Rahul & Akansha’s wedding

It’s classic for the groom to be in ivory. We still advise against the obvious sherwani — when heavily embellished, it becomes too specific to a single day to ever belong anywhere else.

Rahul chose differently. An embroidered jacket over a kurta for the pheras, and a shirt with cummerbund for the evening. Our signature fabric sequins — not plastic — worked in a mosaic technique across the full jacket, giving it a lightness that belies how intricate it truly is. He didn’t want to feel like he was in costume. He wanted to look like himself, just more so.
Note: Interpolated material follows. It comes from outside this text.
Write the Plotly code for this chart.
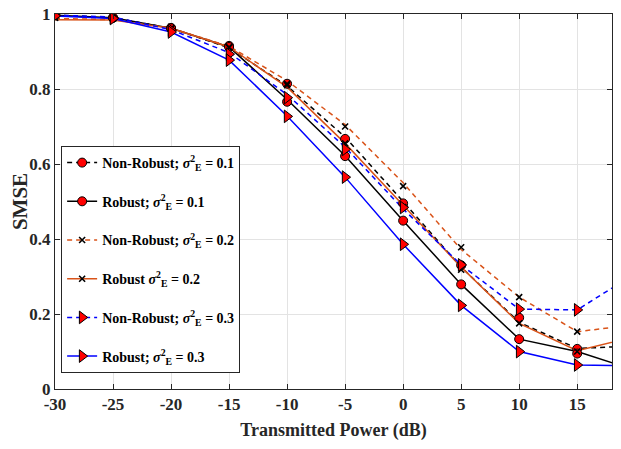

There was no pundit at this wedding. Rahul’s mother led the ceremony herself — the couple wanted it that way. She needed to move, to speak, to hold the room, so we made her a silk organza saree dyed an auspicious yellow from marigold petals, worn with a hand-embroidered glass bead blouse designed for comfort as much as beauty. His father went one step further than his usual white shirt and denims: a tonal kurta and bandi, coloured from tender coconut skins. Quiet, and entirely his own.


Rahul, Akanksha, and their family gave us a wedding of chosen rituals — their values present in every detail.

Then there was Akanksha’s bridal ensemble, for which we broke one of our own rules.

The red isn’t from plants. It’s an azo-free chemical dye. We have refused requests like this before — many times. Our commitment to plant dyes is a founding principle of this studio, not a preference. But this time felt different. Akanksha didn’t want to wear red for the sake of red. She wanted to wear our hands, our embroidery, our design language — just rendered in her red. We tried everything to find the most brilliant hue she envisioned through plant sources. We couldn’t get there.

So we went there another way.

The result was the Himroo Adaa choli, double dupattas for the pheras, and our Abhinetri corset for the reception. Pieces we are genuinely proud of. And Akanksha wore them with complete joy.

This project will always remain special — not because we broke a rule, but because going through it showed us, from the inside, exactly why we had chosen it in the first place. Sometimes it takes going to Cairo to come home to Baghdad.

We are grateful to Akanksha and Rahul for trusting us with their most important day. We were glad to be a small part of it.